|be involved | August 2016
Behind the scenes at Urban Harvest
by Anita Casey-Reed
For the past twelve years, Urban Harvest has provided a place for fun, food and friendship downtown. Each Thursday for six weeks (the 2016 season runs from July 7 to August 11), the corner of 4th and Broadway becomes a combination artisan's market, foodie destination and entertainment hub for people of all ages to enjoy. How does this miracle happen? Thanks to the behind-the-scenes efforts of local volunteers working in many different roles to produce this local tradition (full disclosure -- I've been one of these volunteers for almost ten years now, so of course I think everyone should take a chance and be involved in this fantastic endeavor!).
One of the key members of the Urban Harvest volunteer board is Susan Beehler, a local crafter who spends countless hours throughout the year preparing for the summer market season and promoting it throughout the region. "We are always looking for more artisans and makers to sell during Urban Harvest." Beehler explains, "It is really exciting to see artists who first set up at Urban Harvest to have growing businesses; it is a kick starter of sorts for artisans, makers and food vendors."
She proudly notes that several downtown businesses, including Fireflour Pizza and Modify Alterations and Boutique, started as Urban Harvest vendors before moving into brick-and-mortar locations.
Susan's connection to Urban Harvest's vendors comes from her own experience. A North Dakota native, she began making and selling her "Suzy Starz" jewelry in 2011. Created from cottonwood trees, the craft came about after Beehler heard a folktale from Dakotah storyteller Mary Louise Defender Wilson about the stars hidden within the trees. Soon afterward, Susan began vending at Urban Harvest, and it turned out to be a perfect fit. "I love the relaxed atmosphere, the sense of community, the artists, the musicians -- it is so inspirational, so fun." Beehler later added a component to her booth to all people to create their own wearable art: make and take tie-dye. "I really enjoy seeing people, especially children, who have created a tie-dyed t-shirt and their sense of pride and joy from being creative."
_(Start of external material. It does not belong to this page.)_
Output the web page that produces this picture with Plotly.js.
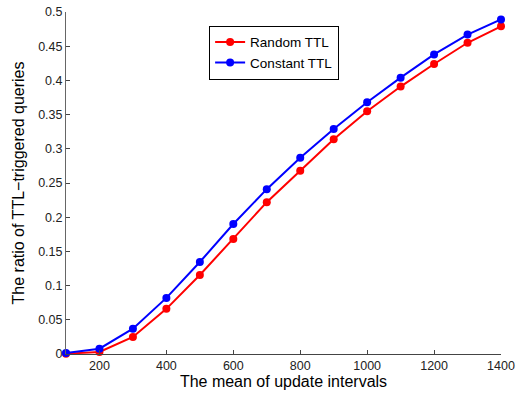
<!DOCTYPE html>
<html><head><meta charset="utf-8">
<script src="https://cdn.plot.ly/plotly-3.0.1.min.js"></script>
<style>body{margin:0;padding:0;background:#fff}#chart{width:521px;height:395px}</style>
</head><body><div id="chart"></div>
<script>
const xVals = [100,200,300,400,500,600,700,800,900,1000,1100,1200,1300,1400];
const randomTTL = [0.0005,0.003,0.025,0.066,0.1155,0.168,0.222,0.268,0.314,0.355,0.391,0.424,0.455,0.479];
const constantTTL = [0.0015,0.0077,0.037,0.082,0.1345,0.190,0.241,0.287,0.329,0.368,0.404,0.438,0.467,0.489];
const xTicks = [200,400,600,800,1000,1200,1400];
const yTicks = [0,0.05,0.1,0.15,0.2,0.25,0.3,0.35,0.4,0.45,0.5];
const yTickText = ['0','0.05','0.1','0.15','0.2','0.25','0.3','0.35','0.4','0.45','0.5'];

const font = 'Liberation Sans, Arial, sans-serif';
const traces = [
  {x:xVals, y:randomTTL, name:'Random TTL', mode:'lines+markers', line:{color:'#ff0000',width:2}, marker:{color:'#ff0000',size:8}, cliponaxis:false},
  {x:xVals, y:constantTTL, name:'Constant TTL', mode:'lines+markers', line:{color:'#0000ff',width:2}, marker:{color:'#0000ff',size:8}, cliponaxis:false}
];
const layout = {
  width:521, height:395,
  margin:{l:66,r:20,t:12,b:41},
  paper_bgcolor:'#fff', plot_bgcolor:'#fff',
  font:{family:font, size:12.5, color:'#222'},
  showlegend:true,
  legend:{x:0.329, y:0.96, xanchor:'left', yanchor:'top', bordercolor:'#000', borderwidth:1, bgcolor:'#fff', font:{size:13.5,color:'#000'}, tracegroupgap:0},
  xaxis:{range:[100,1400], tickvals:xTicks, ticks:'inside', ticklen:4, tickcolor:'#444', showline:true, linecolor:'#444', linewidth:1, showgrid:false, zeroline:false, mirror:false,
    title:{text:'The mean of update intervals', font:{size:16,color:'#000'}, standoff:2}},
  yaxis:{range:[0,0.5], tickvals:yTicks, ticktext:yTickText, ticks:'inside', ticklen:4, tickcolor:'#444', showline:true, linecolor:'#666', linewidth:1, showgrid:false, zeroline:false,
    title:{text:'The ratio of TTL\u2212triggered queries', font:{size:16,color:'#000'}, standoff:9}}
};
Plotly.newPlot('chart', traces, layout, {displayModeBar:false, staticPlot:true});
</script></body></html>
Within a few years, Beehler began to become more involved in Urban Harvest. "I just started showing up to the annual meetings in March," she explains with a laugh. "I wanted to support Urban Harvest in whatever way I could." Now Beehler spends the months prior to the summer season rounding up volunteers to assist during the six market days. For those who think the event miraculously pops up Thursday morning and disappears Thursday night -- think again!
"We need people to help with the setup every Wednesday evening, placing the barricades and the garbage cans," Beehler explains. "On Thursdays we need a setup crew from 8 to 9, and volunteers in 2 hour shifts during the day to help sell pop and water or to empty the garbages. In the evening we need a group of people to help take down and put away the canopy and the equipment." Local organizations like RSVP+ and the Police Youth Bureau help recruit volunteers to assist during the market days, but more volunteers are always welcome.
Anita Hellman, associate director of Urban Harvest and a vendor herself, has known Beehler personally and professionally for many years. "We've worked side by side at many festivals, and have shared the Pride of Dakota experience for many years. Susan has proved invaluable [to Urban Harvest]. She is always willing to take on any challenge we give her, and has done so much to help recruit both volunteers and artisans to the market."
Citing her mom as her inspiration, Beehler says that "volunteering is in my blood, but it's the people, my family, my ties to the community that keep me involved in Bismarck- Mandan."
For those who wonder about finding time to volunteer amid a busy schedule of work and family commitments, Susan explains that for her: "It's all about choosing where you want to spend your time. [For me], inspiring others to be creative or having a venue where creativity is shared is so important for the life and quality of a community."
Anita Casey-Reed is a member of the Cinema 100 Film Society and a volunteer for the Dakota Digital Film Festival. She lives in Bismarck with her husband and two children.